イソップ物語や動物農場などに代表される、教訓的な内容を他の事柄にかこつけて表したたとえ話である寓話作品でもある。
発売後は累計発行部数が発売から僅か2か月で20万部を突破、更に2017年8月27日には文庫版が発売されて再び売り上げが加速し、双方併せて50万部を突破した。
タイトル通り登場人物は全員カエルであるのだが、内容は戦後の日本社会を風刺した内容となっている。
あらすじ
祖国を凶暴なダルマガエルたちに襲撃され、帰る故郷を失ったアマガエルのソクラテスとロベルトは、安住の地を求めて様々な危機に遭いながら放浪の旅をしていた。
そんな中、彼らはツチガエルたちが治めている平和なカエルの国『ナパージュ』に辿り着いた。
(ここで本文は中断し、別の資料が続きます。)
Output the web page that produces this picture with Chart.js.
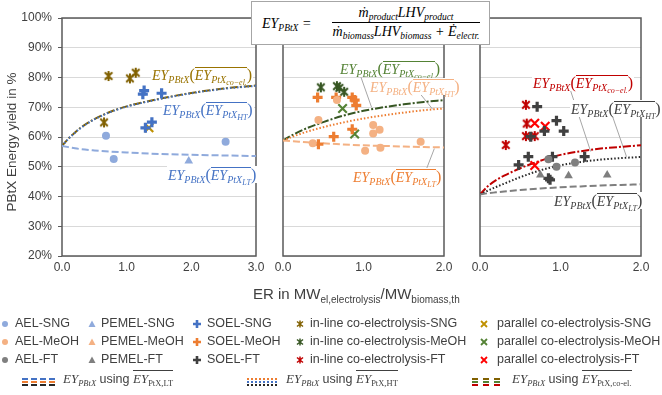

すぐ近くには凶悪なウシガエルたちがいるのに、なぜ平和なのかと尋ねると、ツチガエルたちは『三戒』と呼ばれる規律を守っているからだと語る。
三戒とは
1.「カエルを信じろ」
2.「カエルと争うな」
3.「争うための力を持つな」
という規律であり、この規律こそが平和の源なのだという。
しかし、後にソクラテスとロベルトは、他のツチガエルたちから嫌われている、変わり者で偏屈なツチガエルのハンドレッドと出会い、彼から衝撃の真実を聞く。
実はナパージュが平和なのは、国の上にある大樹に住む大鷲のスチームボートや、外敵から国を守るために常に外を見張っている屈強なツチガエルのハンニバルと彼の兄弟たちが、ウシガエルたちに対し絶えず目を光らせているからだったのである。
やがてナパージュに、『三戒』を破棄するか否かを巡る論争が巻き起こる大事件が発生する。
余談
―現在日本を風刺した鋭く挑発的な作風は評価が高い。しかし、2024年現在皮肉元である日本は着実に現実的平和主義に傾いていっている。
―本作の大ヒットに伴って行われた、百田氏のサイン会において、過激な左派勢力による会場の爆破予告があり、客の避難後に兵庫県警による50人以上で大規模な書店内の調査が行われた。しかし、それにもかかわらず産経新聞など一部を除き大手メディアは事件を全く報道しなかった(サイン会はテロに屈さないという書店側の意向で続行された)。とはいえ、百田氏は一作家に過ぎず、わざわざ取り上げる意味は薄かったともいえる。
―とくに右派勢力からの評価が高い本書であるが、あくまでフィクションであり、現実とごっちゃにするのは褒められたことではない。また個人的に衝突した元友人的論客が悪役のようなポジションで出てきており右派からも一部批判がされた。